А упреки к первоначальному этапу, конечно, они совершенно справедливы. Другое дело, что если бы, допустим, бизнесмены вели себя скромно, то это не было бы гарантией от коррупционности государства. Потому что «веди или не веди себя скромно, а деньги у тебя есть, а у меня, как у чиновника, нет, зато у меня есть властный ресурс, и я могу тебе приказать». И эта традиция идет просто из века в век. Помните, как в «Князе Игоре», ария князя Галицкого: «Я б им княжество управил, я бы казны им поубавил, пожил бы я всласть, ведь на то и власть...». Вот это такая традиция, с которой нам тоже надо бороться с помощью принятия государственными чиновниками на себя идеалов той протестантской этики. Когда это будет? – Бог его знает.



Владимир Бабурин: Протестантская – это против кого?



Марк Урнов: Против коррупции. И самая главная беда – аморальность, желание хапнуть и подспудный страх, что «сидишь не на своем месте, что ты сюда как-то заскочил, как временщик, а может быть, это и не получится, а пройдет какое-то время – меня выгонят, а как же не попользоваться?..». Вот профессиональная мораль размыта, к великому сожалению. Но опять-таки не у всех. Есть очень почтенные люди и среди чиновничества. Но атмосфера разудалого «хапка», она, к сожалению, на сегодняшний день доминирует.



Владимир Бабурин: Из Волгоградской области звонок. Юрий Владимирович, добрый вечер.



Слушатель: Добрый вечер. Вы говорите о развитии бизнеса. А какой бизнес у нас развивается – только сырьевой, чтобы выкачивать сырье на Запад и кормить не рубль, а доллар, евро и другие валюты?


И второе.

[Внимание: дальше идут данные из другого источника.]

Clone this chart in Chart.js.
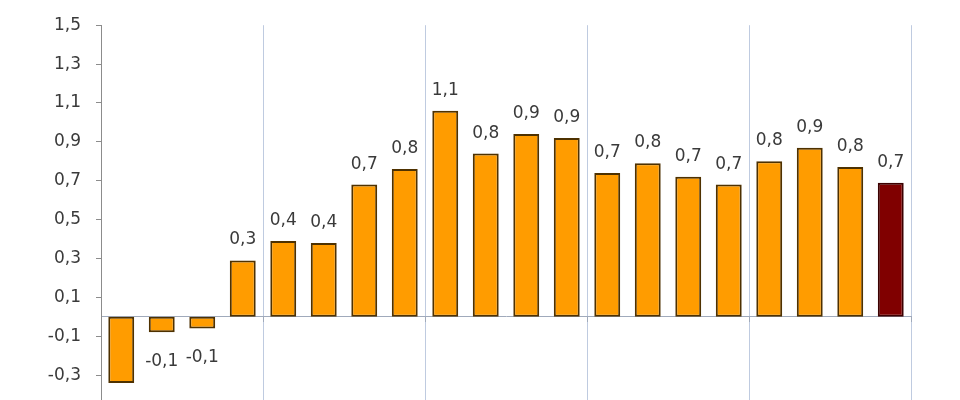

Сейчас Путин со своим правительством рвется в ВТО. Это не приведет к разрушительным процессам именно в российской промышленности и в сельском хозяйстве? Не превратимся ли мы только в сырьевой придаток?



Марк Урнов: Понял. В вашем вопросе на самом деле очень много вопросов. Вот главное для того, чтобы страна выжила в современном мире, состоит в том, что она должна стать конкурентоспособной. То есть вписаться в международное разделение труда таким образом, чтобы производимые ею продукты пользовались спросом, а она бы их производила с минимальными затратами. На сегодняшний день по факту нашего бытия, по культуре нашего производства, по технической оснащенности нашего производства реально конкурентоспособным продуктом (если не считать автомат Калашникова) является только сырье. Иного пути вписаться в международное разделение труда, как продавать сырье, получать за это деньги и инвестировать деньги в развитие новых технологий, у нас на сегодняшний день нет.


Другое дело, что развитие сырьевых отраслей должно, с моей точки зрения, идти не так, как оно идет – не путем огосударствления. Потому что разрастание государственного сектора в сырьевой отрасли на сегодняшний день ведет к снижению эффективности производства, к снижению инвестиций в само это производство, к торможению роста этого производства и так далее.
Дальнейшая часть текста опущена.